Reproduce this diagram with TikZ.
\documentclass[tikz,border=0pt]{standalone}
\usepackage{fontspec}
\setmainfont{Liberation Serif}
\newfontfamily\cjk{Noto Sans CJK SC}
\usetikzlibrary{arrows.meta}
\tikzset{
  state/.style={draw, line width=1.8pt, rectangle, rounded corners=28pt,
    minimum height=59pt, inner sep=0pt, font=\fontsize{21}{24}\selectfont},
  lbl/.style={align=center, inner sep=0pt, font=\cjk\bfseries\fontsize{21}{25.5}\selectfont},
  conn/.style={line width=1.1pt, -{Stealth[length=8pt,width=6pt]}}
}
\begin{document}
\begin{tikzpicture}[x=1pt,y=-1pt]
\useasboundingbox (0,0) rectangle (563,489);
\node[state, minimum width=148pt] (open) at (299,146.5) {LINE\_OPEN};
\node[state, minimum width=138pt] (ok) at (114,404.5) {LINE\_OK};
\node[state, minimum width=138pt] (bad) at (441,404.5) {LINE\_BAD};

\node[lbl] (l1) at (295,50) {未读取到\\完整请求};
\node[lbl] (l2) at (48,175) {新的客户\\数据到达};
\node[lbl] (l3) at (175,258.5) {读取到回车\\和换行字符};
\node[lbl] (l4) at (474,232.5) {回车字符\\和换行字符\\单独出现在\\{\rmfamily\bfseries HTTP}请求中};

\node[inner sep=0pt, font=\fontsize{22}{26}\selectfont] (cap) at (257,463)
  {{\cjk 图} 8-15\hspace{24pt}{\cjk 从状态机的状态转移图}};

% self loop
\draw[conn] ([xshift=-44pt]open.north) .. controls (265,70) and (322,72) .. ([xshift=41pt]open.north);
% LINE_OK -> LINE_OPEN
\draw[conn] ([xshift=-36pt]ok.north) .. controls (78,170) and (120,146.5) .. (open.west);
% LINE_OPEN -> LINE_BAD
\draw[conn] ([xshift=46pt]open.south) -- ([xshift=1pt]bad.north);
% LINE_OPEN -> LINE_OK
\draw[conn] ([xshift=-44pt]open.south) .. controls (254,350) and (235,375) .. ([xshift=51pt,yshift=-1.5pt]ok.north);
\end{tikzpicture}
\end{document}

GIVEN EXERCISE → Print all the data exactly.

FULL OUTPUT →
Reproduce this diagram with TikZ.
\documentclass[tikz,border=0pt]{standalone}
\usepackage{fontspec}
\setmainfont{Liberation Serif}
\newfontfamily\cjk{Noto Sans CJK SC}
\usetikzlibrary{arrows.meta}
\tikzset{
  state/.style={draw, line width=1.8pt, rectangle, rounded corners=28pt,
    minimum height=59pt, inner sep=0pt, font=\fontsize{21}{24}\selectfont},
  lbl/.style={align=center, inner sep=0pt, font=\cjk\bfseries\fontsize{21}{25.5}\selectfont},
  conn/.style={line width=1.1pt, -{Stealth[length=8pt,width=6pt]}}
}
\begin{document}
\begin{tikzpicture}[x=1pt,y=-1pt]
\useasboundingbox (0,0) rectangle (563,489);
\node[state, minimum width=148pt] (open) at (299,146.5) {LINE\_OPEN};
\node[state, minimum width=138pt] (ok) at (114,404.5) {LINE\_OK};
\node[state, minimum width=138pt] (bad) at (441,404.5) {LINE\_BAD};

\node[lbl] (l1) at (295,50) {未读取到\\完整请求};
\node[lbl] (l2) at (48,175) {新的客户\\数据到达};
\node[lbl] (l3) at (175,258.5) {读取到回车\\和换行字符};
\node[lbl] (l4) at (474,232.5) {回车字符\\和换行字符\\单独出现在\\{\rmfamily\bfseries HTTP}请求中};

\node[inner sep=0pt, font=\fontsize{22}{26}\selectfont] (cap) at (257,463)
  {{\cjk 图} 8-15\hspace{24pt}{\cjk 从状态机的状态转移图}};

% self loop
\draw[conn] ([xshift=-44pt]open.north) .. controls (265,70) and (322,72) .. ([xshift=41pt]open.north);
% LINE_OK -> LINE_OPEN
\draw[conn] ([xshift=-36pt]ok.north) .. controls (78,170) and (120,146.5) .. (open.west);
% LINE_OPEN -> LINE_BAD
\draw[conn] ([xshift=46pt]open.south) -- ([xshift=1pt]bad.north);
% LINE_OPEN -> LINE_OK
\draw[conn] ([xshift=-44pt]open.south) .. controls (254,350) and (235,375) .. ([xshift=51pt,yshift=-1.5pt]ok.north);
\end{tikzpicture}
\end{document}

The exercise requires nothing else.